[Rows]
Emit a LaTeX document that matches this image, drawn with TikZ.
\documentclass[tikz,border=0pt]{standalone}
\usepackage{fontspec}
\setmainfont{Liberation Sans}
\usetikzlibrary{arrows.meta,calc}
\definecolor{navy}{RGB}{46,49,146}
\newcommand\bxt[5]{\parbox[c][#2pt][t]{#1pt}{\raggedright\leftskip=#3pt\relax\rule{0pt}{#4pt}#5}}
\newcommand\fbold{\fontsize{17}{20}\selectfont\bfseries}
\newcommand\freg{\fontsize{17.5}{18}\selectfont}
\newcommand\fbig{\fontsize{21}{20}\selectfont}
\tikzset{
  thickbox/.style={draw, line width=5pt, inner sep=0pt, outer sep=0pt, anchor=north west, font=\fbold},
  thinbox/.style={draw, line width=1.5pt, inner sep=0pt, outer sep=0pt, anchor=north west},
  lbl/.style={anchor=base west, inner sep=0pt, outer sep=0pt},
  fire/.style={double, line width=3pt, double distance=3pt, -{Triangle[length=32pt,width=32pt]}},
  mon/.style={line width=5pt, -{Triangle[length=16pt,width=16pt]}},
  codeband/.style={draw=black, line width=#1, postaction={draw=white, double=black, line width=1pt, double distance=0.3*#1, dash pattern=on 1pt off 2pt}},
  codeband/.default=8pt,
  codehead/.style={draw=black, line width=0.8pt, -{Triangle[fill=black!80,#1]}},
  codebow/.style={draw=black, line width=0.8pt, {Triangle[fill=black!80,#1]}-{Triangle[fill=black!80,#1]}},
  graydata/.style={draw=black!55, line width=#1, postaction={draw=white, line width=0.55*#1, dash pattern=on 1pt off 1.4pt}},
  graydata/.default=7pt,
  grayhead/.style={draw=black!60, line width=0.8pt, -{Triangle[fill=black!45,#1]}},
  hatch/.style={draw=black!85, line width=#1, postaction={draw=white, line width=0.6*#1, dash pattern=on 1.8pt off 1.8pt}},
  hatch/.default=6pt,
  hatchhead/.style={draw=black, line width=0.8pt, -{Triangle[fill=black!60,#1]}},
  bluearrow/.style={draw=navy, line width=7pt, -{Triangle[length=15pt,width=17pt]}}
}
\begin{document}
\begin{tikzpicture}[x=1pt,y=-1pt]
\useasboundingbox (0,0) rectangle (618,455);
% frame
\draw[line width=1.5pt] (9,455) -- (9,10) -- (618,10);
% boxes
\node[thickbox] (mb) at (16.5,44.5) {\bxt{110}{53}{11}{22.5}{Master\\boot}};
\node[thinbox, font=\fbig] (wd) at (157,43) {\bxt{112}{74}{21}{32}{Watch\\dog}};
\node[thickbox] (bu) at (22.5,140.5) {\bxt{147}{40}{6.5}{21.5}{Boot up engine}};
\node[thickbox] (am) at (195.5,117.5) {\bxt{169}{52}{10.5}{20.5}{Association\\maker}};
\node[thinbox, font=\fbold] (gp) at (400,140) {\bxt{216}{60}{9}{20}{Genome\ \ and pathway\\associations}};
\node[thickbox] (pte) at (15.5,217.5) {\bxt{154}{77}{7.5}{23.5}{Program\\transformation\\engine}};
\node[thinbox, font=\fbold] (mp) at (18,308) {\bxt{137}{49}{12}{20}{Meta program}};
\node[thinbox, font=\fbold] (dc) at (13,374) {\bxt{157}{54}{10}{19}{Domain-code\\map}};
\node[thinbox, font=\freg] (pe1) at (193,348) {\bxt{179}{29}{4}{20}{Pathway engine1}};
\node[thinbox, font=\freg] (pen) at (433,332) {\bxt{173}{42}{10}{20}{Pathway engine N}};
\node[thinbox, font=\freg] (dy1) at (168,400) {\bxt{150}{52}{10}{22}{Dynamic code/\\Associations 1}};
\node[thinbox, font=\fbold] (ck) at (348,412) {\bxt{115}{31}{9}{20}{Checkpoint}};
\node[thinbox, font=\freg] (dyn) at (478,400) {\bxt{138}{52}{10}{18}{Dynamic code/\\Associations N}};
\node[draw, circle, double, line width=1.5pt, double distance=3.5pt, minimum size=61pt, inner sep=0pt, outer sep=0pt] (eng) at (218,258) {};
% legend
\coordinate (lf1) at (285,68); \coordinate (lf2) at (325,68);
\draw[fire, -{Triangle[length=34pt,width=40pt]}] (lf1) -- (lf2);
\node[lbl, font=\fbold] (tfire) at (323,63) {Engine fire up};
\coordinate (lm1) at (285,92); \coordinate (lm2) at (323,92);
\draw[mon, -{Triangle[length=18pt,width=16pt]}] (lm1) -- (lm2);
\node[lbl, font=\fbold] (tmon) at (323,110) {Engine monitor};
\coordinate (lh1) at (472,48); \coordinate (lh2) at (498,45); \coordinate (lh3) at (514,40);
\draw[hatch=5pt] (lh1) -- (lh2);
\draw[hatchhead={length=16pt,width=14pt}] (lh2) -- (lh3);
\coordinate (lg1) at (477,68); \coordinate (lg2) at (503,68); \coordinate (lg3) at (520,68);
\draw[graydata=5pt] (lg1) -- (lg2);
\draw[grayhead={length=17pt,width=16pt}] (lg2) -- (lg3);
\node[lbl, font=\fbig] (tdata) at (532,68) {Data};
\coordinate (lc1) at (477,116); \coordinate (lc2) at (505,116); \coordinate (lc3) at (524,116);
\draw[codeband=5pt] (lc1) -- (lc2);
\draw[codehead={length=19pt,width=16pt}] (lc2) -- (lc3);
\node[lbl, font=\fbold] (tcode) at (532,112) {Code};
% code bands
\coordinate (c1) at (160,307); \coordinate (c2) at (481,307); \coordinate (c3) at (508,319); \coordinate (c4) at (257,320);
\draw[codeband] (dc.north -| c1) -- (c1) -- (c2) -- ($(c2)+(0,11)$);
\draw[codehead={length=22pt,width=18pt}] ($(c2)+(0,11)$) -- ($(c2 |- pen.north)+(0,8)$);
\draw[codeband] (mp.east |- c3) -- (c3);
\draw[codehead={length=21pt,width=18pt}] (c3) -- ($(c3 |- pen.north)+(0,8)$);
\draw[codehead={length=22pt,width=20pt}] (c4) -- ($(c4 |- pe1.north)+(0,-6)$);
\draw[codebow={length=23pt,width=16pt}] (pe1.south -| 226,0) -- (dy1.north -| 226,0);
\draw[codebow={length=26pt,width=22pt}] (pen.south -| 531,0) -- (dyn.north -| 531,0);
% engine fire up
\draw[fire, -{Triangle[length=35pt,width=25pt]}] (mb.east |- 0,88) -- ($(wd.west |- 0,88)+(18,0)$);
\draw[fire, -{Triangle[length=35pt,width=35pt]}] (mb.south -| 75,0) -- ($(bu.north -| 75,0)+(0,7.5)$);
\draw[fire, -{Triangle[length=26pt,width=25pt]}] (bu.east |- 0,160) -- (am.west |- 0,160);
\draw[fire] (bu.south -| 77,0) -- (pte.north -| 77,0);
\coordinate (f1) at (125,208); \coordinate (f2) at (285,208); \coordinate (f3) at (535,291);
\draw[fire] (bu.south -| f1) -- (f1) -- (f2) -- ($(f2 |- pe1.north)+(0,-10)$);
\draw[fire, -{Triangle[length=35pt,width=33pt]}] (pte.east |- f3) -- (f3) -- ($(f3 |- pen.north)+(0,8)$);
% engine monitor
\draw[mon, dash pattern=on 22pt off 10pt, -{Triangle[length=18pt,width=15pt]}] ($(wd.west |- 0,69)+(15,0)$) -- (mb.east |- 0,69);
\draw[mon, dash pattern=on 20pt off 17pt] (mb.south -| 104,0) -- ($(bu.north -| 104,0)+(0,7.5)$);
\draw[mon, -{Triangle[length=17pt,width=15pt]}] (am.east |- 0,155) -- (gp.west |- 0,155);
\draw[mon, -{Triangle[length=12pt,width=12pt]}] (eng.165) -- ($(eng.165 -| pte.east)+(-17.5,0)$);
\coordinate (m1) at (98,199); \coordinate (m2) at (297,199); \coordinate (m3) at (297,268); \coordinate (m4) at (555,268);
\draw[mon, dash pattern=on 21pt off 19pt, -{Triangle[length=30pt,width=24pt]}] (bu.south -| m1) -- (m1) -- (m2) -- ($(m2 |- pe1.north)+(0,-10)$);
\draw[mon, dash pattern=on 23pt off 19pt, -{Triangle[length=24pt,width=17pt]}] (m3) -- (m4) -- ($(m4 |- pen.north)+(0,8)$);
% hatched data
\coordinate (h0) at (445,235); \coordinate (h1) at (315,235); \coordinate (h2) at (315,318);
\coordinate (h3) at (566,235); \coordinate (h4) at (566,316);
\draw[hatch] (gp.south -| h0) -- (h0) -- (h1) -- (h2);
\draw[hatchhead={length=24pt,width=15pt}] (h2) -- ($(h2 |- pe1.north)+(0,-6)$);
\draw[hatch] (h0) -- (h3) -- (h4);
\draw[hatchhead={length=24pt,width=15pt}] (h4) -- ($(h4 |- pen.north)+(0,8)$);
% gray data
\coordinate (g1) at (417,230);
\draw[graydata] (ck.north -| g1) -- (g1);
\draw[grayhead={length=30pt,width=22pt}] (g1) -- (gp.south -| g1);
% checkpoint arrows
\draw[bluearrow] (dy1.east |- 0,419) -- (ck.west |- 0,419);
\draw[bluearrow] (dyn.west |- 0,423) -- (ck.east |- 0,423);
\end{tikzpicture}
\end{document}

...

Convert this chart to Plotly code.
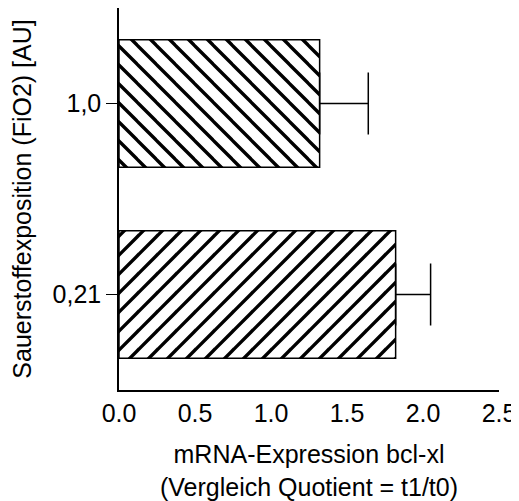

[What is needed] From the listing, copy each line containing the word "this".

[Task result]
Emit a LaTeX document that matches this image, drawn with TikZ.
Convert this chart to Plotly code.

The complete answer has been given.